Mapping the B2B Customer Journey (Without Making it a Maze)

A lot of companies talk about “the customer journey.” Few actually map it properly. The B2B customer journey is filled with more than just sales and renewals - it includes awareness, onboarding, usage, support, expansion, and everything in between.
Each stage deserves its own CX attention.
Think about it:
- Are your onboarding steps consistent and easy to follow?
- Is your support team hearing the same complaints repeatedly?
- Are your clients left alone between QBRs or engagement peaks?
Understanding each moment of interaction lets you turn blind spots into growth points.
Touchpoints That Actually Move the Needle
Your client’s experience is shaped by dozens of interactions - some small, some big.
Touchpoints to refine:
- First demo or discovery call
- Training materials or kickoff sessions
- Billing and invoicing clarity
- Mid-contract feedback check-ins
- Renewal prep and contract discussions
Each of these is a chance to either increase confidence or create friction. Get intentional. Don’t leave it to chance.
Using Tech to Elevate (Not Replace) the Human Experience
CRM That Works With Your Team
A well-used CRM isn’t a spreadsheet. It’s a relationship memory system. It helps your team:
- Know what’s been said
- Track stakeholder changes
- Keep promises made
In B2B, context is everything. Your CRM should give every team member the full picture - without needing to dig through emails or Slack threads.

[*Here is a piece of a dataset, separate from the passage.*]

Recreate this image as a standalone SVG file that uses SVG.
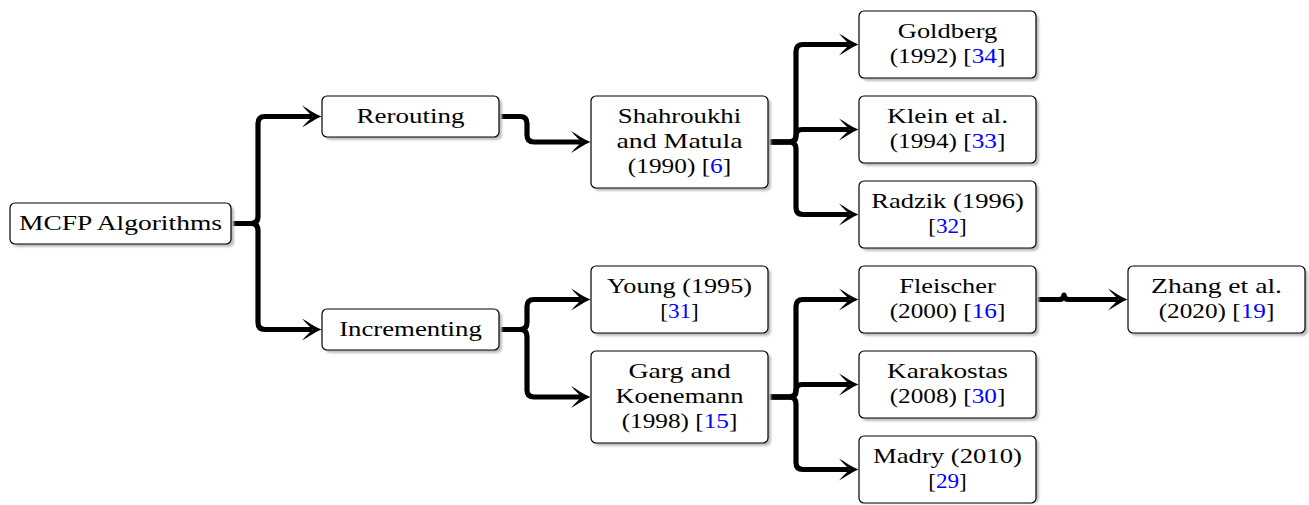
<svg xmlns="http://www.w3.org/2000/svg" xmlns:xlink="http://www.w3.org/1999/xlink" width="1309" height="505" viewBox="0 0 1309 505">
<style>
.box{fill:#ffffff;stroke:#000000;stroke-width:1.2}
.shadow{fill:#bdbdbd;filter:url(#blur)}
.t{font-family:"Liberation Serif","DejaVu Serif","Noto Serif","Times New Roman",serif;font-size:22px;fill:#000000;text-anchor:middle}
.ref{fill:#0000ff}
.edge{fill:none;stroke:#000000;stroke-width:5.2;stroke-linejoin:round}
.ah{fill:#000000}
</style>
<defs>
<filter id="blur" x="-10%" y="-20%" width="120%" height="140%"><feGaussianBlur stdDeviation="1"/></filter>
<path id="ah" d="M 1.5 0 C -5 -2.5 -12 -7.5 -18 -11 C -13 -5 -9 -2 -7.5 0 C -9 2 -13 5 -18 11 C -12 7.5 -5 2.5 1.5 0 Z"/>
</defs>
<rect width="1309" height="505" fill="#ffffff"/>

<g id="connectors">
<path class="edge" d="M 231 223.5 H 251 Q 258 223.5 258 216.5 V 123.5 Q 258 116.5 265 116.5 H 312"/>
<path class="edge" d="M 231 223.5 H 251 Q 258 223.5 258 230.5 V 322.5 Q 258 329.5 265 329.5 H 312"/>
<path class="edge" d="M 499 116.5 H 520 Q 527 116.5 527 123.5 V 135 Q 527 142 534 142 H 581"/>
<path class="edge" d="M 499 329.5 H 520 Q 527 329.5 527 322.5 V 306.5 Q 527 299.5 534 299.5 H 581"/>
<path class="edge" d="M 499 329.5 H 520 Q 527 329.5 527 336.5 V 390 Q 527 397 534 397 H 581"/>
<path class="edge" d="M 768 142 H 789 Q 796 142 796 135 V 51.5 Q 796 44.5 803 44.5 H 849"/>
<path class="edge" d="M 768 142 H 790 Q 796 142 796 136 Q 796 129.5 802 129.5 H 849"/>
<path class="edge" d="M 768 142 H 789 Q 796 142 796 149 V 207.5 Q 796 214.5 803 214.5 H 849"/>
<path class="edge" d="M 768 397 H 789 Q 796 397 796 390 V 306.5 Q 796 299.5 803 299.5 H 849"/>
<path class="edge" d="M 768 397 H 790 Q 796 397 796 391 Q 796 384.5 802 384.5 H 849"/>
<path class="edge" d="M 768 397 H 789 Q 796 397 796 404 V 462.5 Q 796 469.5 803 469.5 H 849"/>
<path class="edge" d="M 1036 299.5 H 1059 Q 1064 299.5 1064 295 Q 1064 299.5 1069 299.5 H 1118"/>
<use class="ah" xlink:href="#ah" x="320" y="116.5"/>
<use class="ah" xlink:href="#ah" x="320" y="329.5"/>
<use class="ah" xlink:href="#ah" x="589" y="142"/>
<use class="ah" xlink:href="#ah" x="589" y="299.5"/>
<use class="ah" xlink:href="#ah" x="589" y="397"/>
<use class="ah" xlink:href="#ah" x="857" y="44.5"/>
<use class="ah" xlink:href="#ah" x="857" y="129.5"/>
<use class="ah" xlink:href="#ah" x="857" y="214.5"/>
<use class="ah" xlink:href="#ah" x="857" y="299.5"/>
<use class="ah" xlink:href="#ah" x="857" y="384.5"/>
<use class="ah" xlink:href="#ah" x="857" y="469.5"/>
<use class="ah" xlink:href="#ah" x="1126" y="299.5"/>
</g>

<g id="mcfp">
<rect class="shadow" x="13" y="206" width="221" height="41" rx="5"/>
<rect class="box" x="10" y="203" width="221" height="41" rx="5"/>
<text class="t" x="120.5" y="229.5" textLength="203" lengthAdjust="spacingAndGlyphs">MCFP Algorithms</text>
</g>

<g id="rerouting">
<rect class="shadow" x="325" y="99" width="177" height="41" rx="5"/>
<rect class="box" x="322" y="96" width="177" height="41" rx="5"/>
<text class="t" x="410.5" y="122.5" textLength="108" lengthAdjust="spacingAndGlyphs">Rerouting</text>
</g>

<g id="incrementing">
<rect class="shadow" x="325" y="312" width="177" height="41" rx="5"/>
<rect class="box" x="322" y="309" width="177" height="41" rx="5"/>
<text class="t" x="410.5" y="335.5" textLength="142.7" lengthAdjust="spacingAndGlyphs">Incrementing</text>
</g>

<g id="shahroukhi">
<rect class="shadow" x="594" y="99" width="177" height="92" rx="5"/>
<rect class="box" x="591" y="96" width="177" height="92" rx="5"/>
<text class="t" x="679.5" y="123" textLength="123.4" lengthAdjust="spacingAndGlyphs">Shahroukhi</text>
<text class="t" x="679.5" y="148" textLength="126.1" lengthAdjust="spacingAndGlyphs">and Matula</text>
<text class="t" x="679.5" y="173" textLength="103.3" lengthAdjust="spacingAndGlyphs">(1990) [<tspan class="ref">6</tspan>]</text>
</g>

<g id="goldberg">
<rect class="shadow" x="862" y="14" width="177" height="67" rx="5"/>
<rect class="box" x="859" y="11" width="177" height="67" rx="5"/>
<text class="t" x="947.5" y="38" textLength="99.4" lengthAdjust="spacingAndGlyphs">Goldberg</text>
<text class="t" x="947.5" y="63" textLength="115.7" lengthAdjust="spacingAndGlyphs">(1992) [<tspan class="ref">34</tspan>]</text>
</g>

<g id="klein">
<rect class="shadow" x="862" y="99" width="177" height="67" rx="5"/>
<rect class="box" x="859" y="96" width="177" height="67" rx="5"/>
<text class="t" x="947.5" y="123" textLength="121.2" lengthAdjust="spacingAndGlyphs">Klein et al.</text>
<text class="t" x="947.5" y="148" textLength="115.7" lengthAdjust="spacingAndGlyphs">(1994) [<tspan class="ref">33</tspan>]</text>
</g>

<g id="radzik">
<rect class="shadow" x="862" y="184" width="177" height="67" rx="5"/>
<rect class="box" x="859" y="181" width="177" height="67" rx="5"/>
<text class="t" x="947.5" y="208" textLength="152.6" lengthAdjust="spacingAndGlyphs">Radzik (1996)</text>
<text class="t" x="947.5" y="233" textLength="38.6" lengthAdjust="spacingAndGlyphs">[<tspan class="ref">32</tspan>]</text>
</g>

<g id="young">
<rect class="shadow" x="594" y="269" width="177" height="67" rx="5"/>
<rect class="box" x="591" y="266" width="177" height="67" rx="5"/>
<text class="t" x="679.5" y="293" textLength="145" lengthAdjust="spacingAndGlyphs">Young (1995)</text>
<text class="t" x="679.5" y="318" textLength="38.6" lengthAdjust="spacingAndGlyphs">[<tspan class="ref">31</tspan>]</text>
</g>

<g id="garg">
<rect class="shadow" x="594" y="354" width="177" height="92" rx="5"/>
<rect class="box" x="591" y="351" width="177" height="92" rx="5"/>
<text class="t" x="679.5" y="378" textLength="102.2" lengthAdjust="spacingAndGlyphs">Garg and</text>
<text class="t" x="679.5" y="403" textLength="128.1" lengthAdjust="spacingAndGlyphs">Koenemann</text>
<text class="t" x="679.5" y="428" textLength="115.7" lengthAdjust="spacingAndGlyphs">(1998) [<tspan class="ref">15</tspan>]</text>
</g>

<g id="fleischer">
<rect class="shadow" x="862" y="269" width="177" height="67" rx="5"/>
<rect class="box" x="859" y="266" width="177" height="67" rx="5"/>
<text class="t" x="947.5" y="293" textLength="96.3" lengthAdjust="spacingAndGlyphs">Fleischer</text>
<text class="t" x="947.5" y="318" textLength="115.7" lengthAdjust="spacingAndGlyphs">(2000) [<tspan class="ref">16</tspan>]</text>
</g>

<g id="karakostas">
<rect class="shadow" x="862" y="354" width="177" height="67" rx="5"/>
<rect class="box" x="859" y="351" width="177" height="67" rx="5"/>
<text class="t" x="947.5" y="378" textLength="120.9" lengthAdjust="spacingAndGlyphs">Karakostas</text>
<text class="t" x="947.5" y="403" textLength="115.7" lengthAdjust="spacingAndGlyphs">(2008) [<tspan class="ref">30</tspan>]</text>
</g>

<g id="madry">
<rect class="shadow" x="862" y="439" width="177" height="64" rx="5"/>
<rect class="box" x="859" y="436" width="177" height="67" rx="5"/>
<text class="t" x="947.5" y="463" textLength="148.9" lengthAdjust="spacingAndGlyphs">Madry (2010)</text>
<text class="t" x="947.5" y="488" textLength="38.6" lengthAdjust="spacingAndGlyphs">[<tspan class="ref">29</tspan>]</text>
</g>

<g id="zhang">
<rect class="shadow" x="1131" y="269" width="177" height="67" rx="5"/>
<rect class="box" x="1128" y="266" width="177" height="67" rx="5"/>
<text class="t" x="1216.5" y="293" textLength="130.9" lengthAdjust="spacingAndGlyphs">Zhang et al.</text>
<text class="t" x="1216.5" y="318" textLength="115.7" lengthAdjust="spacingAndGlyphs">(2020) [<tspan class="ref">19</tspan>]</text>
</g>
</svg>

Automation That Feels Personal
When done right, automation removes the manual overhead while still feeling human. Examples:
- Onboarding workflows that adjust by client size or industry
- Feedback requests triggered by key events - not by calendar date
- Auto-responses that feel conversational, not robotic
Automation isn’t about scale. It’s about consistency - and freeing your team to focus where they’re needed most.

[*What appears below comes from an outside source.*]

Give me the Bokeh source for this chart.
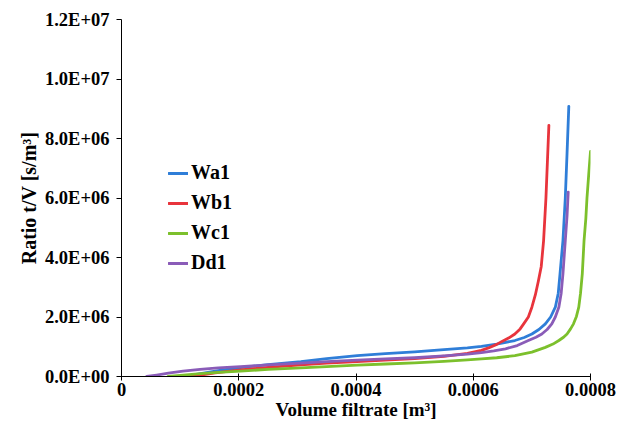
from bokeh.plotting import figure
from bokeh.models import Range1d, FixedTicker, Legend, LegendItem
from bokeh.embed import file_html
from bokeh.resources import INLINE

# ---- data ----
wa1_x = [0.000111, 0.000125, 0.000145, 0.000170, 0.000203, 0.000250, 0.000306, 0.000350, 0.000402,
         0.000450, 0.000500, 0.000550, 0.000590, 0.000614, 0.000640, 0.000671, 0.000687, 0.000700,
         0.000712, 0.000723, 0.000732, 0.000740, 0.000745, 0.000748, 0.000753, 0.000757, 0.000760,
         0.000763]
wa1_y = [0.0, 0.06e6, 0.13e6, 0.21e6, 0.30e6, 0.40e6, 0.50e6, 0.60e6, 0.70e6,
         0.77e6, 0.83e6, 0.90e6, 0.96e6, 1.01e6, 1.09e6, 1.21e6, 1.31e6, 1.43e6,
         1.58e6, 1.77e6, 2.00e6, 2.33e6, 2.80e6, 3.45e6, 4.57e6, 6.0e6, 7.5e6,
         9.08e6]

wb1_x = [0.000117, 0.000135, 0.000160, 0.000203, 0.000250, 0.000306, 0.000350, 0.000402, 0.000450,
         0.000500, 0.000550, 0.000590, 0.000614, 0.000626, 0.000640, 0.000649, 0.000661, 0.000671,
         0.000680, 0.000686, 0.000694, 0.000700, 0.000706, 0.000711, 0.000716, 0.000720, 0.000724,
         0.000729]
wb1_y = [0.0, 0.05e6, 0.12e6, 0.22e6, 0.31e6, 0.39e6, 0.45e6, 0.50e6, 0.55e6,
         0.60e6, 0.68e6, 0.78e6, 0.88e6, 0.96e6, 1.08e6, 1.18e6, 1.30e6, 1.43e6,
         1.60e6, 1.77e6, 2.00e6, 2.33e6, 2.75e6, 3.20e6, 3.70e6, 4.57e6, 6.0e6,
         8.44e6]

wc1_x = [0.0000794, 0.000100, 0.000130, 0.000165, 0.000203, 0.000250, 0.000306, 0.000350, 0.000402,
         0.000450, 0.000500, 0.000550, 0.000590, 0.000614, 0.000640, 0.000671, 0.000700, 0.000723,
         0.000736, 0.000746, 0.000754, 0.000760, 0.000766, 0.000771, 0.000776, 0.000780, 0.000783,
         0.000786, 0.000789, 0.000792, 0.000794, 0.000797, 0.000800]
wc1_y = [0.0, 0.04e6, 0.09e6, 0.14e6, 0.18e6, 0.24e6, 0.29e6, 0.33e6, 0.38e6,
         0.42e6, 0.46e6, 0.51e6, 0.56e6, 0.59e6, 0.63e6, 0.70e6, 0.82e6, 0.98e6,
         1.09e6, 1.21e6, 1.32e6, 1.43e6, 1.60e6, 1.77e6, 2.02e6, 2.33e6, 2.80e6,
         3.45e6, 4.57e6, 5.30e6, 6.0e6, 6.8e6, 7.57e6]

dd1_x = [0.0000429, 0.000060, 0.000080, 0.000105, 0.000134, 0.000165, 0.000203, 0.000250, 0.000306,
         0.000350, 0.000402, 0.000450, 0.000500, 0.000550, 0.000590, 0.000614, 0.000635, 0.000655,
         0.000675, 0.000694, 0.000707, 0.000717, 0.000726, 0.000734, 0.000740, 0.000746, 0.000750,
         0.000753, 0.000757, 0.000760, 0.000762]
dd1_y = [0.0, 0.05e6, 0.11e6, 0.18e6, 0.24e6, 0.29e6, 0.33e6, 0.39e6, 0.45e6,
         0.50e6, 0.55e6, 0.59e6, 0.63e6, 0.69e6, 0.75e6, 0.80e6, 0.86e6, 0.93e6,
         1.04e6, 1.21e6, 1.32e6, 1.43e6, 1.58e6, 1.77e6, 2.00e6, 2.33e6, 2.80e6,
         3.45e6, 4.57e6, 5.40e6, 6.2e6]

series_names = ["Wa1", "Wb1", "Wc1", "Dd1"]
series_colors = ["#2f7ed8", "#e8343c", "#7cc02c", "#8a5cb8"]

x_ticks = [0, 0.0002, 0.0004, 0.0006, 0.0008]
x_tick_labels = ["0", "0.0002", "0.0004", "0.0006", "0.0008"]
y_ticks = [0, 2e6, 4e6, 6e6, 8e6, 1e7, 1.2e7]
y_tick_labels = ["0.0E+00", "2.0E+06", "4.0E+06", "6.0E+06", "8.0E+06", "1.0E+07", "1.2E+07"]

FONT = "Times New Roman, Liberation Serif, serif"

p = figure(width=636, height=431, output_backend="svg", toolbar_location=None,
           x_range=Range1d(0, 0.0008), y_range=Range1d(0, 1.2e7),
           min_border_left=121, min_border_right=46, min_border_top=19, min_border_bottom=55)
p.outline_line_color = None
p.xgrid.grid_line_color = None
p.ygrid.grid_line_color = None
p.background_fill_color = "white"

xs = [wa1_x, wb1_x, wc1_x, dd1_x]
ys = [wa1_y, wb1_y, wc1_y, dd1_y]
renderers = []
for x, y, c in zip(xs, ys, series_colors):
    r = p.line(x, y, line_color=c, line_width=2.8, line_join="round", line_cap="round")
    renderers.append(r)

# axes
p.xaxis.ticker = FixedTicker(ticks=x_ticks)
p.xaxis.major_label_overrides = {t: l for t, l in zip(x_ticks, x_tick_labels)}
p.yaxis.ticker = FixedTicker(ticks=y_ticks)
p.yaxis.major_label_overrides = {t: l for t, l in zip(y_ticks, y_tick_labels)}
for ax in (p.xaxis, p.yaxis):
    ax.axis_line_color = "black"
    ax.axis_line_width = 1
    ax.major_tick_line_color = "black"
    ax.minor_tick_line_color = None
    ax.major_label_text_font = FONT
    ax.major_label_text_font_style = "bold"
    ax.major_label_text_color = "black"
    ax.axis_label_text_font = FONT
    ax.axis_label_text_font_style = "bold"
    ax.axis_label_text_color = "black"
p.xaxis.major_label_text_font_size = "18.5px"
p.yaxis.major_label_text_font_size = "18.5px"
p.xaxis.axis_label_text_font_size = "19px"
p.yaxis.axis_label_text_font_size = "20px"
p.xaxis.major_tick_in = 3
p.xaxis.major_tick_out = 4
p.yaxis.major_tick_in = 0
p.yaxis.major_tick_out = 5
p.xaxis.major_label_standoff = 2
p.yaxis.major_label_standoff = 7
p.xaxis.axis_label = "Volume filtrate [m³]"
p.yaxis.axis_label = "Ratio t/V [s/m³]"
p.xaxis.axis_label_standoff = 0
p.yaxis.axis_label_standoff = 2

legend = Legend(items=[LegendItem(label=n, renderers=[r]) for n, r in zip(series_names, renderers)],
                location=(47, 102), orientation="vertical",
                background_fill_alpha=0, border_line_color=None,
                padding=0, margin=0, spacing=7,
                glyph_width=20, glyph_height=20, label_height=20, label_standoff=3,
                label_text_font=FONT, label_text_font_style="bold",
                label_text_font_size="20px", label_text_color="black")
p.add_layout(legend, "center")

open("out.html", "w").write(file_html(p, INLINE))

Trust, Transparency, and Teamwork
Trust Isn’t Earned with a Smile -It’s Earned with Follow-Through
Clients trust you when:
- You communicate proactively
- You don’t sugarcoat bad news
- You keep your word—even when it costs more
Transparency is powerful. It creates long-term stability in the relationship - even through setbacks.

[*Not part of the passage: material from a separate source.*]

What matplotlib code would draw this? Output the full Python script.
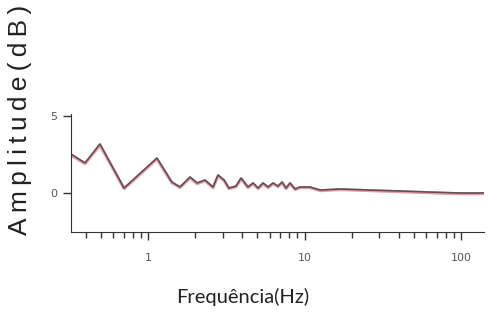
import matplotlib.pyplot as plt
from matplotlib.ticker import FixedLocator, NullFormatter

# frequency response, smoothed
freq = [0.322, 0.396, 0.493, 0.703, 1.14, 1.42, 1.60, 1.855, 2.06, 2.31, 2.60,
        2.80, 3.06, 3.29, 3.65, 3.93, 4.35, 4.69, 5.05, 5.43, 5.85, 6.29, 6.77,
        7.18, 7.62, 8.08, 8.70, 9.36, 10.8, 12.6, 16.9, 26.2, 40.8, 63.4, 98.6, 140]
amp = [2.53, 1.95, 3.18, 0.32, 2.27, 0.71, 0.39, 1.04, 0.65, 0.84, 0.39,
       1.17, 0.84, 0.32, 0.45, 0.97, 0.39, 0.65, 0.32, 0.65, 0.39, 0.65, 0.45,
       0.71, 0.32, 0.65, 0.26, 0.39, 0.39, 0.19, 0.26, 0.19, 0.13, 0.06, 0.0, 0.0]
amp_ref = [2.45, 1.90, 3.10, 0.28, 2.20, 0.66, 0.35, 0.98, 0.60, 0.80, 0.34,
           1.10, 0.80, 0.28, 0.40, 0.92, 0.35, 0.60, 0.28, 0.60, 0.35, 0.60, 0.40,
           0.66, 0.28, 0.60, 0.22, 0.35, 0.35, 0.15, 0.22, 0.15, 0.08, 0.01, -0.05, -0.05]

xticks = [1, 10, 100]
xticklabels = ["1", "10", "100"]
yticks = [0, 5]

fig = plt.figure(figsize=(4.88, 3.21), dpi=100)
ax = fig.add_axes([71 / 488, 89 / 321, 413 / 488, 224 / 321])

ax.plot(freq, amp_ref, color="#f06a84", linewidth=2.2, alpha=0.7)
ax.plot(freq, amp, color="#555555", linewidth=1.2)

ax.set_xscale("log")
ax.set_xlim(0.322, 140)
ax.set_ylim(-2.53, 12.0)

for s in ["top", "right"]:
    ax.spines[s].set_visible(False)
ax.spines["left"].set_bounds(-2.53, 5.1)
ax.spines["left"].set_color("#333333")
ax.spines["bottom"].set_color("#333333")

ax.xaxis.set_major_locator(FixedLocator(xticks))
ax.set_xticklabels(xticklabels)
ax.xaxis.set_minor_formatter(NullFormatter())
ax.set_yticks(yticks)
ax.tick_params(axis="both", which="major", length=6, width=1, colors="#333333",
               labelsize=8, labelcolor="#555555")
ax.tick_params(axis="x", which="minor", length=4, width=1, colors="#333333")
ax.tick_params(axis="y", pad=4)
ax.tick_params(axis="x", pad=9)

# slightly spaced lettering on the y label (thin spaces)
fig.text(20 / 488, 1 - 120 / 321, "\u2009".join("Amplitude(dB)"), rotation=90,
         ha="center", va="center", fontsize=19,
         family=["Liberation Sans", "DejaVu Sans"], color="#222222")
fig.text(243 / 488, 1 - 297 / 321, "Frequência(Hz)", ha="center", va="center",
         fontsize=14.5, family=["Lato", "DejaVu Sans"], color="#222222")

plt.savefig("out.png", dpi=100)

Involve Clients in the Process
The best B2B relationships feel like a team effort. Invite your clients into roadmap conversations, beta features, or feedback design. The more involved they feel, the more loyal they become.
Co-creation isn’t just trendy - it’s a strategic way to ensure product-market fit and partnership buy-in.
Rethinking Metrics: What Really Measures B2B CX?
Let’s be blunt -NPS can’t explain why your champion suddenly went quiet. CSAT won’t tell you if the onboarding process is killing adoption.
More valuable signals include:
- Engagement trends over time
- Response times across departments
- Onboarding completion rates
- Product usage by role
- Feedback from multiple stakeholders - not just one contact
In short: Look beyond the score. Track momentum. Track silence. Track the experience itself, not just the emotions tied to it.
Continuous Improvement Isn’t Optional

B2B customer experience isn’t a set-it-and-forget-it process. It’s ongoing. And it only works when you’re willing to listen, adapt, and improve before the client asks you to.
Here’s how to stay ahead:
- Make feedback part of the workflow, not a separate form
- Review trends quarterly with real data, not anecdotes
- Close the loop automatically where you can
- Train your teams based on actual CX gaps, not assumptions
Doing this doesn’t just improve retention - it reduces risk, builds trust, and creates a stronger foundation for upsell and expansion.
Final Thought
If you’re still relying on one-question surveys to manage complex client relationships, it’s time to level up.
B2B customer experience isn’t a department or a dashboard - it’s your business model. It’s how your clients feel about working with you day to day. And that feeling drives everything from retention to referrals to revenue.
So, ditch the vanity metrics. Tune in to what actually matters. And make experience your competitive edge.